BEGIN

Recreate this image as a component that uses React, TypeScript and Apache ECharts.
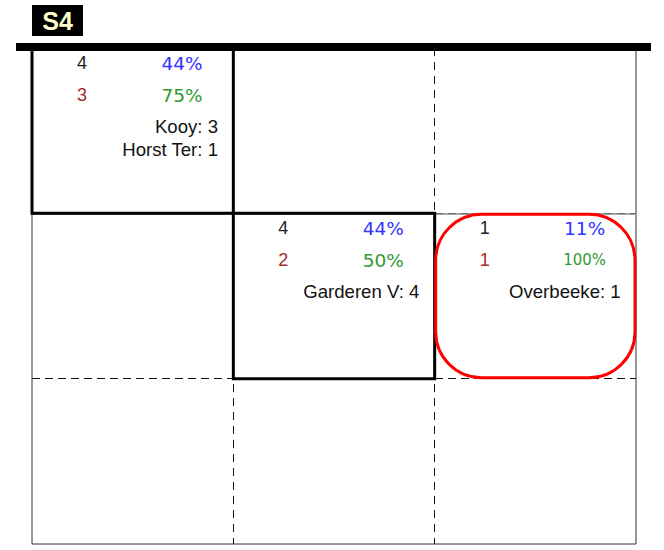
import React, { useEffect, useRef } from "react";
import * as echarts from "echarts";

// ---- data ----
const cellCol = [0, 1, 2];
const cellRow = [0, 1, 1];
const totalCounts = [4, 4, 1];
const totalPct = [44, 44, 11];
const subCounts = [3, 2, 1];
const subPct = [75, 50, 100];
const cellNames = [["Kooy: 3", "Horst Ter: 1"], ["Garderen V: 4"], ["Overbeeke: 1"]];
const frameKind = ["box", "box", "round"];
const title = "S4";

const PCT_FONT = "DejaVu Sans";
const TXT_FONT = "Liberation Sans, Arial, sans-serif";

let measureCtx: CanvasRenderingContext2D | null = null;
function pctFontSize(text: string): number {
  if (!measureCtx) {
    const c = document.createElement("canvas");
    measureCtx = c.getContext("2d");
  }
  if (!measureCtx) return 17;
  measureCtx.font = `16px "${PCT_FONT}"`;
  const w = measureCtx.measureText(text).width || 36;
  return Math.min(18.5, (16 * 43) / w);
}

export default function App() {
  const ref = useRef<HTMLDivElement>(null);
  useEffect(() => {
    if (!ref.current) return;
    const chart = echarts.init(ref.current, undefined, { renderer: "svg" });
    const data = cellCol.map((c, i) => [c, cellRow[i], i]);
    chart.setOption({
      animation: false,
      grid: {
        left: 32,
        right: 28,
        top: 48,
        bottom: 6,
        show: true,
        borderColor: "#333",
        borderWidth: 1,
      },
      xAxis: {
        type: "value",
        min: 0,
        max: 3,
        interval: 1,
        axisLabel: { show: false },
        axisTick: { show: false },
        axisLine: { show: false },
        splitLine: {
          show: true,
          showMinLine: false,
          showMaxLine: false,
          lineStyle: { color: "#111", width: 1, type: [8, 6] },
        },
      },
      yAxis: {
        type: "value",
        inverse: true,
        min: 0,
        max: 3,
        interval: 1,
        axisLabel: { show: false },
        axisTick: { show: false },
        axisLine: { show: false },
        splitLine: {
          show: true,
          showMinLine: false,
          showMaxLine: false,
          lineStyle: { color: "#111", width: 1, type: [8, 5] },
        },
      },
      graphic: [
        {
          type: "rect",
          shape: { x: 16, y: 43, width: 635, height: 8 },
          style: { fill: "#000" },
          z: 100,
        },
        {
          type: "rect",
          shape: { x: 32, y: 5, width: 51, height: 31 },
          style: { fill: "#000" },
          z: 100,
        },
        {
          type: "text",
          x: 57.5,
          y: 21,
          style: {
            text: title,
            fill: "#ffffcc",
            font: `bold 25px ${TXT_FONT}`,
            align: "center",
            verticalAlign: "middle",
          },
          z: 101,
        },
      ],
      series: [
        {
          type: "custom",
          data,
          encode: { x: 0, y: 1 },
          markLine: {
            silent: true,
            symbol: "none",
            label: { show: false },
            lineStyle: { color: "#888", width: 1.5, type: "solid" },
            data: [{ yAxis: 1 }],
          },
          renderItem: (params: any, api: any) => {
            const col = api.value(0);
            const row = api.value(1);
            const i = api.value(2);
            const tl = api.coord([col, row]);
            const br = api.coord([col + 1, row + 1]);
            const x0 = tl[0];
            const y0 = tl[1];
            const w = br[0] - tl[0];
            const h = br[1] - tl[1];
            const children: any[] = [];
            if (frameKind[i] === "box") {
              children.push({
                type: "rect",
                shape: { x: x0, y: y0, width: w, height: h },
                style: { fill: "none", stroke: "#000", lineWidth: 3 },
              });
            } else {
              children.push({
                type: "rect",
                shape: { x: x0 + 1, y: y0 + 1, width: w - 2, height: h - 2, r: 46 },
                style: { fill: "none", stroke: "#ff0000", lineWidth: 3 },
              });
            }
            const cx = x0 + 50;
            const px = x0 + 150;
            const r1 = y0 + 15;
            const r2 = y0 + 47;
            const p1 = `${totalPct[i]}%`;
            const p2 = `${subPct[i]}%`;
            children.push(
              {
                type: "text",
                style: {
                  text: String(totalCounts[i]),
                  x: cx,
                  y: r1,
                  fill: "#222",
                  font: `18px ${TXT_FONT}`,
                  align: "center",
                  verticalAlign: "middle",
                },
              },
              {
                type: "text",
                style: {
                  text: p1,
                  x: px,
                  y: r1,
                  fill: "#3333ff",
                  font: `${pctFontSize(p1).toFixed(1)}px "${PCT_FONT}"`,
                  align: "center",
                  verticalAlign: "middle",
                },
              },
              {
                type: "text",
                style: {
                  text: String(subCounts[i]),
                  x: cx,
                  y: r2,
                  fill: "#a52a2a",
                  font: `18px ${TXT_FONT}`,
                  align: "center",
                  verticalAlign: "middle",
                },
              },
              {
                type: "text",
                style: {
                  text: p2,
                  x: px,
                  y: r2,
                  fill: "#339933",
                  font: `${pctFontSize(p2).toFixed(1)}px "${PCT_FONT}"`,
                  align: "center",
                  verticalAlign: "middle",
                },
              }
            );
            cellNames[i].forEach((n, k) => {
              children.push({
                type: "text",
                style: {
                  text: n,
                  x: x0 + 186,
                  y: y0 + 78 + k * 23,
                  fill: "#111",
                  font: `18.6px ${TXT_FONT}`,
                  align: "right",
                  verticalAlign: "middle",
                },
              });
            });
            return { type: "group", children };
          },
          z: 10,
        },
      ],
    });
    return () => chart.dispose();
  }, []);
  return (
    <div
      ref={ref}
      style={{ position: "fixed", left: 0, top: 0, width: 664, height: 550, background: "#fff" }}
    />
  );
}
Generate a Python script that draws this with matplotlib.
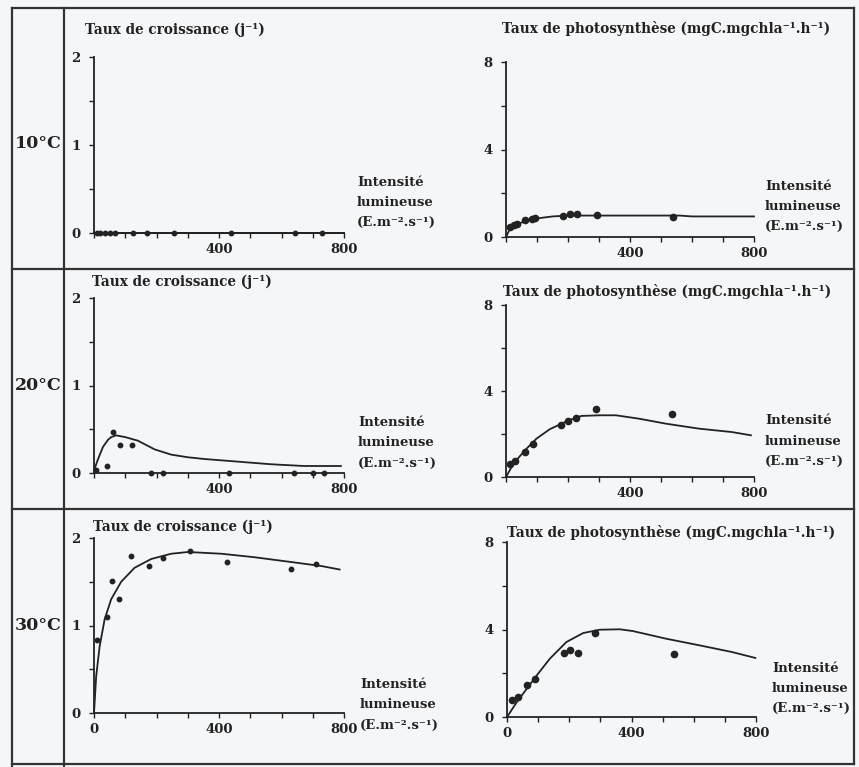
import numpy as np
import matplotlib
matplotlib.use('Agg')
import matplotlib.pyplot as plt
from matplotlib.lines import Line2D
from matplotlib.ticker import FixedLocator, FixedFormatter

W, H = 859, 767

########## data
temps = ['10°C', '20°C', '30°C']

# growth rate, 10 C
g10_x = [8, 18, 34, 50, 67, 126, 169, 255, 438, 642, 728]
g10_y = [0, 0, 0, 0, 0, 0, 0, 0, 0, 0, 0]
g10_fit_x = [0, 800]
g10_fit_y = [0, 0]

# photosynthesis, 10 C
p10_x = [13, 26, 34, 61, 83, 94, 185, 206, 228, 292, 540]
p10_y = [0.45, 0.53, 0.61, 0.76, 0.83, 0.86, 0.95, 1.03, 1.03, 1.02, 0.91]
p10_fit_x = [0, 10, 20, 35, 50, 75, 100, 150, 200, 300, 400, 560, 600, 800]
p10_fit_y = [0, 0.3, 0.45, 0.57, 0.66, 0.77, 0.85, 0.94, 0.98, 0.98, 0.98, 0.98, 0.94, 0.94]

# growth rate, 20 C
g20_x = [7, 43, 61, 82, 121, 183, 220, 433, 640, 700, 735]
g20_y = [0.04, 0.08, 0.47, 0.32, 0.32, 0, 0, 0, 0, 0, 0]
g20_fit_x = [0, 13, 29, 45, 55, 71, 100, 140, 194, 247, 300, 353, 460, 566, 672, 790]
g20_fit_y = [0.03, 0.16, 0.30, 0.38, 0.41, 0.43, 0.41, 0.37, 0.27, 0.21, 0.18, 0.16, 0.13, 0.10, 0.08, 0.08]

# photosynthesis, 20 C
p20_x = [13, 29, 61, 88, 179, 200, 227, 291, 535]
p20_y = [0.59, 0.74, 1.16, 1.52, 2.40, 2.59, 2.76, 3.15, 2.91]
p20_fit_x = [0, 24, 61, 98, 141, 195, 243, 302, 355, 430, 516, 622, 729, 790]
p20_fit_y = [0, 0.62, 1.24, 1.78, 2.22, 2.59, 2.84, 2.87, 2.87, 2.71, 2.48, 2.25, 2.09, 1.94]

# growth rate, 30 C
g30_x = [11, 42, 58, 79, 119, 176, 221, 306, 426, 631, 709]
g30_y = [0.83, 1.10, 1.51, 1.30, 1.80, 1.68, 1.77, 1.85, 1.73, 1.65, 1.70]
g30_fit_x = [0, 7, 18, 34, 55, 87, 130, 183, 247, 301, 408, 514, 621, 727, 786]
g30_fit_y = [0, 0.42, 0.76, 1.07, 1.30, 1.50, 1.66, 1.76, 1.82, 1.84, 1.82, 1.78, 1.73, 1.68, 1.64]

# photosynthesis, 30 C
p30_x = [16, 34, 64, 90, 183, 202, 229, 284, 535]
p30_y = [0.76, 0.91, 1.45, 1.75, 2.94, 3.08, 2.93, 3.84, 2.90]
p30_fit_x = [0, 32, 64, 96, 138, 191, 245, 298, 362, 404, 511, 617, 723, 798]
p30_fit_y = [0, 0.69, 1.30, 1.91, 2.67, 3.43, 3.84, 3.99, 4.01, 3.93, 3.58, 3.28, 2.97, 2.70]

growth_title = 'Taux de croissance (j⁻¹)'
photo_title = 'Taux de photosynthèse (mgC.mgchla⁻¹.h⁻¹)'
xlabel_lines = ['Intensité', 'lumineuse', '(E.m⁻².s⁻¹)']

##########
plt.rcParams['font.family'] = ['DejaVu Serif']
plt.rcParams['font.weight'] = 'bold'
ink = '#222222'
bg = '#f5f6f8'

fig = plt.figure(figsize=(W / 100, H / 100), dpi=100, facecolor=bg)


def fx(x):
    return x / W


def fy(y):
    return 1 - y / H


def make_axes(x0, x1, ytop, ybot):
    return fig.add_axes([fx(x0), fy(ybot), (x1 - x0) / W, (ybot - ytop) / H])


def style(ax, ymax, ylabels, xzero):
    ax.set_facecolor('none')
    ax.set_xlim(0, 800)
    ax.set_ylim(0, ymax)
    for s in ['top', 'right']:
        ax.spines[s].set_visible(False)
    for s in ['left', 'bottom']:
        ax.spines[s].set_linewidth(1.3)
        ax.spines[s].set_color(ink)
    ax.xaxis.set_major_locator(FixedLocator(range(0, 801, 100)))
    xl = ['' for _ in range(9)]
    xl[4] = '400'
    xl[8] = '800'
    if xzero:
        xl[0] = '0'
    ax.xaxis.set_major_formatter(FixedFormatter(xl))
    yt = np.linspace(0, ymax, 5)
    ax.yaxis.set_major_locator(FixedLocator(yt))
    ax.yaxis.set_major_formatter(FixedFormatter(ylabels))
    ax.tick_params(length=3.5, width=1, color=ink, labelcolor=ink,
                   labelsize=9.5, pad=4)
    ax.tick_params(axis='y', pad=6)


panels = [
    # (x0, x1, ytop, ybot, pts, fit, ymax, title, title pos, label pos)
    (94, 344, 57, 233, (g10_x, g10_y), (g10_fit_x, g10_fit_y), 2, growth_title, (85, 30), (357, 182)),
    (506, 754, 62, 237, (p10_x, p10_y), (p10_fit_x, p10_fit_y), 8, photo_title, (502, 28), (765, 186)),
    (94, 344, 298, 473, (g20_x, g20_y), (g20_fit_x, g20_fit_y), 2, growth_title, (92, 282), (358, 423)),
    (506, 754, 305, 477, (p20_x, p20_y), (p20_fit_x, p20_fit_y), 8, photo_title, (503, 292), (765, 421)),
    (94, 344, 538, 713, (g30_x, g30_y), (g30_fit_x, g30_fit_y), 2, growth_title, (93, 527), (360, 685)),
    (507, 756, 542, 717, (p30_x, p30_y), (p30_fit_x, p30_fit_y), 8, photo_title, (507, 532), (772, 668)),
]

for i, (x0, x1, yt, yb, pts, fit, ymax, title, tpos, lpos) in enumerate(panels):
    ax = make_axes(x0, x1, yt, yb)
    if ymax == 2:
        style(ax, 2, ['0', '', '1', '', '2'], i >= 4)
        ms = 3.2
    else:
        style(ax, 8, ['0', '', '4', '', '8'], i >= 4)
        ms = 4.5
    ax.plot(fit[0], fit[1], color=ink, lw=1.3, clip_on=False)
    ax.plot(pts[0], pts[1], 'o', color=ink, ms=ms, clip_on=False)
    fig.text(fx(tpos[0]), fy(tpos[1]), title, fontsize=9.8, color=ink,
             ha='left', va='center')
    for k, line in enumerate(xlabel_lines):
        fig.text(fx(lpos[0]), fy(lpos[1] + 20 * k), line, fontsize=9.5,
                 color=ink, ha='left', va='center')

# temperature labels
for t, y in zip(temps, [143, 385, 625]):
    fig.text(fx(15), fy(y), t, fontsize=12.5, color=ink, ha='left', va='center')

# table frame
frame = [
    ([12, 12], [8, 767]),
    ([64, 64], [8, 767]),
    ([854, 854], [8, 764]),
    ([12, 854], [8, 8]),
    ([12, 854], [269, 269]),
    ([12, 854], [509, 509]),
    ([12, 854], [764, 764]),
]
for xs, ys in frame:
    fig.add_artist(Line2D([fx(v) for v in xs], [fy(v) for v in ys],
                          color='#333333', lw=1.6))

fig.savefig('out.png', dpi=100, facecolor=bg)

END

Give again, word for word, the part that opens with the line containing "Generate a Python" and closes with the one containing "temps = ['10°C', '20°C', '30°C']". Include both of those lines and skip all pictures.

Generate a Python script that draws this with matplotlib.
import numpy as np
import matplotlib
matplotlib.use('Agg')
import matplotlib.pyplot as plt
from matplotlib.lines import Line2D
from matplotlib.ticker import FixedLocator, FixedFormatter

W, H = 859, 767

########## data
temps = ['10°C', '20°C', '30°C']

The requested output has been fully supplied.